Description of the task →
All of the material below is to be restated word for word, apart from the pictures.

Dataset content →

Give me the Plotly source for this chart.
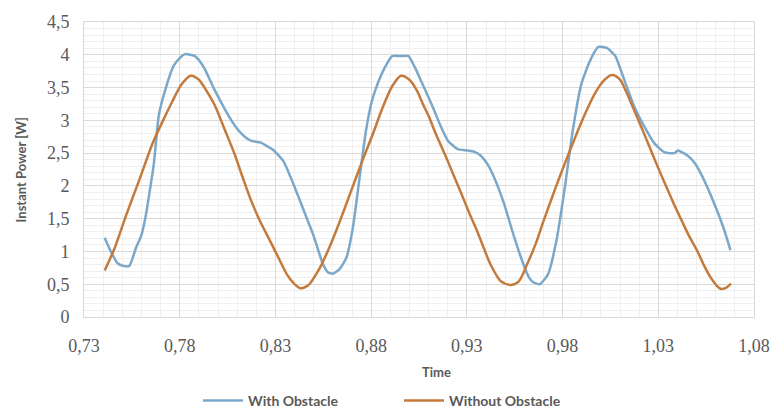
import plotly.graph_objects as go

# Data
time_with = [0.7408, 0.7440, 0.7475, 0.7505, 0.7537, 0.7571, 0.7600, 0.7623, 0.7645, 0.7665,
             0.7691, 0.7726, 0.7768, 0.7800, 0.7828, 0.7855, 0.7880, 0.7905, 0.7931, 0.7983,
             0.8034, 0.8070, 0.8103, 0.8140, 0.8171, 0.8223, 0.8260, 0.8292, 0.8343, 0.8395,
             0.8446, 0.8498, 0.8549, 0.8575, 0.8600, 0.8635, 0.8670, 0.8704, 0.8738, 0.8773,
             0.8800, 0.8824, 0.8867, 0.8910, 0.8960, 0.8995, 0.9030, 0.9064, 0.9100, 0.9132,
             0.9165, 0.9201, 0.9252, 0.9304, 0.9340, 0.9373, 0.9410, 0.9441, 0.9493, 0.9544,
             0.9596, 0.9625, 0.9647, 0.9681, 0.9724, 0.9767, 0.9810, 0.9853, 0.9896, 0.9939,
             0.9987, 1.0033, 1.0076, 1.0100, 1.0127, 1.0179, 1.0230, 1.0282, 1.0334, 1.0385,
             1.0402, 1.0454, 1.0490, 1.0522, 1.0591, 1.0642, 1.0677]
power_with = [1.21, 1.00, 0.82, 0.78, 0.78, 1.05, 1.25, 1.55, 1.95, 2.34,
              3.08, 3.48, 3.83, 3.95, 4.01, 4.00, 3.98, 3.90, 3.78, 3.46,
              3.18, 3.00, 2.86, 2.75, 2.69, 2.66, 2.60, 2.54, 2.37, 2.02,
              1.64, 1.25, 0.80, 0.68, 0.66, 0.73, 0.90, 1.35, 2.09, 2.84,
              3.25, 3.48, 3.78, 3.98, 3.98, 3.98, 3.80, 3.58, 3.35, 3.13,
              2.90, 2.69, 2.56, 2.54, 2.52, 2.46, 2.32, 2.14, 1.74, 1.25,
              0.80, 0.60, 0.53, 0.50, 0.65, 1.15, 1.94, 2.84, 3.53, 3.88,
              4.12, 4.10, 3.98, 3.80, 3.58, 3.18, 2.89, 2.64, 2.51, 2.50,
              2.54, 2.46, 2.35, 2.19, 1.74, 1.35, 1.02]

time_without = [0.7408, 0.7460, 0.7520, 0.7590, 0.7657, 0.7710, 0.7760, 0.7810, 0.7857, 0.7900,
                0.7940, 0.7983, 0.8035, 0.8086, 0.8130, 0.8171, 0.8220, 0.8274, 0.8320, 0.8360,
                0.8400, 0.8429, 0.8470, 0.8532, 0.8580, 0.8635, 0.8695, 0.8755, 0.8810, 0.8858,
                0.8910, 0.8956, 0.9000, 0.9040, 0.9070, 0.9098, 0.9140, 0.9184, 0.9227, 0.9270,
                0.9312, 0.9355, 0.9390, 0.9424, 0.9476, 0.9527, 0.9570, 0.9614, 0.9660, 0.9699,
                0.9742, 0.9785, 0.9836, 0.9887, 0.9930, 0.9973, 1.0020, 1.0059, 1.0100, 1.0130,
                1.0163, 1.0205, 1.0248, 1.0290, 1.0334, 1.0376, 1.0419, 1.0462, 1.0505, 1.0540,
                1.0574, 1.0605, 1.0625, 1.0650, 1.0680]
power_without = [0.71, 1.05, 1.55, 2.10, 2.64, 2.98, 3.28, 3.55, 3.68, 3.62,
                 3.45, 3.23, 2.86, 2.49, 2.12, 1.79, 1.46, 1.15, 0.88, 0.65,
                 0.50, 0.44, 0.48, 0.75, 1.05, 1.45, 1.92, 2.39, 2.80, 3.18,
                 3.52, 3.68, 3.62, 3.45, 3.25, 3.08, 2.78, 2.49, 2.19, 1.89,
                 1.59, 1.30, 1.04, 0.80, 0.55, 0.49, 0.54, 0.80, 1.12, 1.45,
                 1.80, 2.14, 2.52, 2.89, 3.18, 3.43, 3.62, 3.69, 3.62, 3.45,
                 3.23, 2.94, 2.64, 2.34, 2.04, 1.76, 1.49, 1.23, 1.00, 0.78,
                 0.60, 0.48, 0.43, 0.44, 0.51]

x_ticks = [0.73, 0.78, 0.83, 0.88, 0.93, 0.98, 1.03, 1.08]
y_ticks = [0, 0.5, 1, 1.5, 2, 2.5, 3, 3.5, 4, 4.5]

BLUE = "#7BA8C8"
ORANGE = "#C47A3C"
TXT = "#595959"

fig = go.Figure()
fig.add_trace(go.Scatter(x=time_with, y=power_with, mode="lines", name="With Obstacle",
                         line=dict(color=BLUE, width=2.5, shape="spline", smoothing=0.5)))
fig.add_trace(go.Scatter(x=time_without, y=power_without, mode="lines", name="Without Obstacle",
                         line=dict(color=ORANGE, width=2.5, shape="spline", smoothing=0.8)))

fig.update_layout(
    width=782, height=412,
    margin=dict(l=84, r=18, t=15, b=95),
    paper_bgcolor="white", plot_bgcolor="white",
    separators=",.",
    showlegend=True,
    legend=dict(orientation="h", xref="container", yref="container", x=198 / 782, xanchor="left",
                y=(412 - 401) / 412, yanchor="middle",
                font=dict(family="Lato", size=14, color=TXT, weight="bold"),
                entrywidth=146, itemwidth=40),
    xaxis=dict(range=[0.73, 1.08], tickvals=x_ticks, ticktext=[("%.2f" % v).replace(".", ",") for v in x_ticks],
               showgrid=True, gridcolor="#D9D9D9", gridwidth=1,
               minor=dict(dtick=0.01, tick0=0.73, showgrid=True, gridcolor="#EFEFEF", gridwidth=1),
               showline=True, linecolor="#D9D9D9", mirror=True, zeroline=False,
               ticks="outside", ticklen=12, tickcolor="rgba(0,0,0,0)",
               tickfont=dict(family="Liberation Serif", size=18, color=TXT)),
    yaxis=dict(range=[0, 4.5], tickvals=y_ticks, ticktext=[("%g" % v).replace(".", ",") for v in y_ticks],
               showgrid=True, gridcolor="#D9D9D9", gridwidth=1,
               minor=dict(dtick=0.1, showgrid=True, gridcolor="#EFEFEF", gridwidth=1),
               showline=True, linecolor="#D9D9D9", mirror=True, zeroline=False,
               ticks="outside", ticklen=10, tickcolor="rgba(0,0,0,0)",
               tickfont=dict(family="Liberation Serif", size=18, color=TXT)),
    annotations=[
        dict(text="Time", xref="paper", yref="paper", x=(442 - 84) / 680, y=-0.185,
             xanchor="center", yanchor="middle", showarrow=False,
             font=dict(family="Lato", size=13, color=TXT, weight="bold")),
        dict(text="Instant Power [W]", xref="paper", yref="paper", x=(20 - 84) / 680, y=0.5,
             xanchor="center", yanchor="middle", textangle=-90, showarrow=False,
             font=dict(family="Lato", size=13, color=TXT, weight="bold")),
    ],
)

fig.write_html("out.html")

Solution for this problem →
Give me the Plotly source for this chart.
import plotly.graph_objects as go

# Data
time_with = [0.7408, 0.7440, 0.7475, 0.7505, 0.7537, 0.7571, 0.7600, 0.7623, 0.7645, 0.7665,
             0.7691, 0.7726, 0.7768, 0.7800, 0.7828, 0.7855, 0.7880, 0.7905, 0.7931, 0.7983,
             0.8034, 0.8070, 0.8103, 0.8140, 0.8171, 0.8223, 0.8260, 0.8292, 0.8343, 0.8395,
             0.8446, 0.8498, 0.8549, 0.8575, 0.8600, 0.8635, 0.8670, 0.8704, 0.8738, 0.8773,
             0.8800, 0.8824, 0.8867, 0.8910, 0.8960, 0.8995, 0.9030, 0.9064, 0.9100, 0.9132,
             0.9165, 0.9201, 0.9252, 0.9304, 0.9340, 0.9373, 0.9410, 0.9441, 0.9493, 0.9544,
             0.9596, 0.9625, 0.9647, 0.9681, 0.9724, 0.9767, 0.9810, 0.9853, 0.9896, 0.9939,
             0.9987, 1.0033, 1.0076, 1.0100, 1.0127, 1.0179, 1.0230, 1.0282, 1.0334, 1.0385,
             1.0402, 1.0454, 1.0490, 1.0522, 1.0591, 1.0642, 1.0677]
power_with = [1.21, 1.00, 0.82, 0.78, 0.78, 1.05, 1.25, 1.55, 1.95, 2.34,
              3.08, 3.48, 3.83, 3.95, 4.01, 4.00, 3.98, 3.90, 3.78, 3.46,
              3.18, 3.00, 2.86, 2.75, 2.69, 2.66, 2.60, 2.54, 2.37, 2.02,
              1.64, 1.25, 0.80, 0.68, 0.66, 0.73, 0.90, 1.35, 2.09, 2.84,
              3.25, 3.48, 3.78, 3.98, 3.98, 3.98, 3.80, 3.58, 3.35, 3.13,
              2.90, 2.69, 2.56, 2.54, 2.52, 2.46, 2.32, 2.14, 1.74, 1.25,
              0.80, 0.60, 0.53, 0.50, 0.65, 1.15, 1.94, 2.84, 3.53, 3.88,
              4.12, 4.10, 3.98, 3.80, 3.58, 3.18, 2.89, 2.64, 2.51, 2.50,
              2.54, 2.46, 2.35, 2.19, 1.74, 1.35, 1.02]

time_without = [0.7408, 0.7460, 0.7520, 0.7590, 0.7657, 0.7710, 0.7760, 0.7810, 0.7857, 0.7900,
                0.7940, 0.7983, 0.8035, 0.8086, 0.8130, 0.8171, 0.8220, 0.8274, 0.8320, 0.8360,
                0.8400, 0.8429, 0.8470, 0.8532, 0.8580, 0.8635, 0.8695, 0.8755, 0.8810, 0.8858,
                0.8910, 0.8956, 0.9000, 0.9040, 0.9070, 0.9098, 0.9140, 0.9184, 0.9227, 0.9270,
                0.9312, 0.9355, 0.9390, 0.9424, 0.9476, 0.9527, 0.9570, 0.9614, 0.9660, 0.9699,
                0.9742, 0.9785, 0.9836, 0.9887, 0.9930, 0.9973, 1.0020, 1.0059, 1.0100, 1.0130,
                1.0163, 1.0205, 1.0248, 1.0290, 1.0334, 1.0376, 1.0419, 1.0462, 1.0505, 1.0540,
                1.0574, 1.0605, 1.0625, 1.0650, 1.0680]
power_without = [0.71, 1.05, 1.55, 2.10, 2.64, 2.98, 3.28, 3.55, 3.68, 3.62,
                 3.45, 3.23, 2.86, 2.49, 2.12, 1.79, 1.46, 1.15, 0.88, 0.65,
                 0.50, 0.44, 0.48, 0.75, 1.05, 1.45, 1.92, 2.39, 2.80, 3.18,
                 3.52, 3.68, 3.62, 3.45, 3.25, 3.08, 2.78, 2.49, 2.19, 1.89,
                 1.59, 1.30, 1.04, 0.80, 0.55, 0.49, 0.54, 0.80, 1.12, 1.45,
                 1.80, 2.14, 2.52, 2.89, 3.18, 3.43, 3.62, 3.69, 3.62, 3.45,
                 3.23, 2.94, 2.64, 2.34, 2.04, 1.76, 1.49, 1.23, 1.00, 0.78,
                 0.60, 0.48, 0.43, 0.44, 0.51]

x_ticks = [0.73, 0.78, 0.83, 0.88, 0.93, 0.98, 1.03, 1.08]
y_ticks = [0, 0.5, 1, 1.5, 2, 2.5, 3, 3.5, 4, 4.5]

BLUE = "#7BA8C8"
ORANGE = "#C47A3C"
TXT = "#595959"

fig = go.Figure()
fig.add_trace(go.Scatter(x=time_with, y=power_with, mode="lines", name="With Obstacle",
                         line=dict(color=BLUE, width=2.5, shape="spline", smoothing=0.5)))
fig.add_trace(go.Scatter(x=time_without, y=power_without, mode="lines", name="Without Obstacle",
                         line=dict(color=ORANGE, width=2.5, shape="spline", smoothing=0.8)))

fig.update_layout(
    width=782, height=412,
    margin=dict(l=84, r=18, t=15, b=95),
    paper_bgcolor="white", plot_bgcolor="white",
    separators=",.",
    showlegend=True,
    legend=dict(orientation="h", xref="container", yref="container", x=198 / 782, xanchor="left",
                y=(412 - 401) / 412, yanchor="middle",
                font=dict(family="Lato", size=14, color=TXT, weight="bold"),
                entrywidth=146, itemwidth=40),
    xaxis=dict(range=[0.73, 1.08], tickvals=x_ticks, ticktext=[("%.2f" % v).replace(".", ",") for v in x_ticks],
               showgrid=True, gridcolor="#D9D9D9", gridwidth=1,
               minor=dict(dtick=0.01, tick0=0.73, showgrid=True, gridcolor="#EFEFEF", gridwidth=1),
               showline=True, linecolor="#D9D9D9", mirror=True, zeroline=False,
               ticks="outside", ticklen=12, tickcolor="rgba(0,0,0,0)",
               tickfont=dict(family="Liberation Serif", size=18, color=TXT)),
    yaxis=dict(range=[0, 4.5], tickvals=y_ticks, ticktext=[("%g" % v).replace(".", ",") for v in y_ticks],
               showgrid=True, gridcolor="#D9D9D9", gridwidth=1,
               minor=dict(dtick=0.1, showgrid=True, gridcolor="#EFEFEF", gridwidth=1),
               showline=True, linecolor="#D9D9D9", mirror=True, zeroline=False,
               ticks="outside", ticklen=10, tickcolor="rgba(0,0,0,0)",
               tickfont=dict(family="Liberation Serif", size=18, color=TXT)),
    annotations=[
        dict(text="Time", xref="paper", yref="paper", x=(442 - 84) / 680, y=-0.185,
             xanchor="center", yanchor="middle", showarrow=False,
             font=dict(family="Lato", size=13, color=TXT, weight="bold")),
        dict(text="Instant Power [W]", xref="paper", yref="paper", x=(20 - 84) / 680, y=0.5,
             xanchor="center", yanchor="middle", textangle=-90, showarrow=False,
             font=dict(family="Lato", size=13, color=TXT, weight="bold")),
    ],
)

fig.write_html("out.html")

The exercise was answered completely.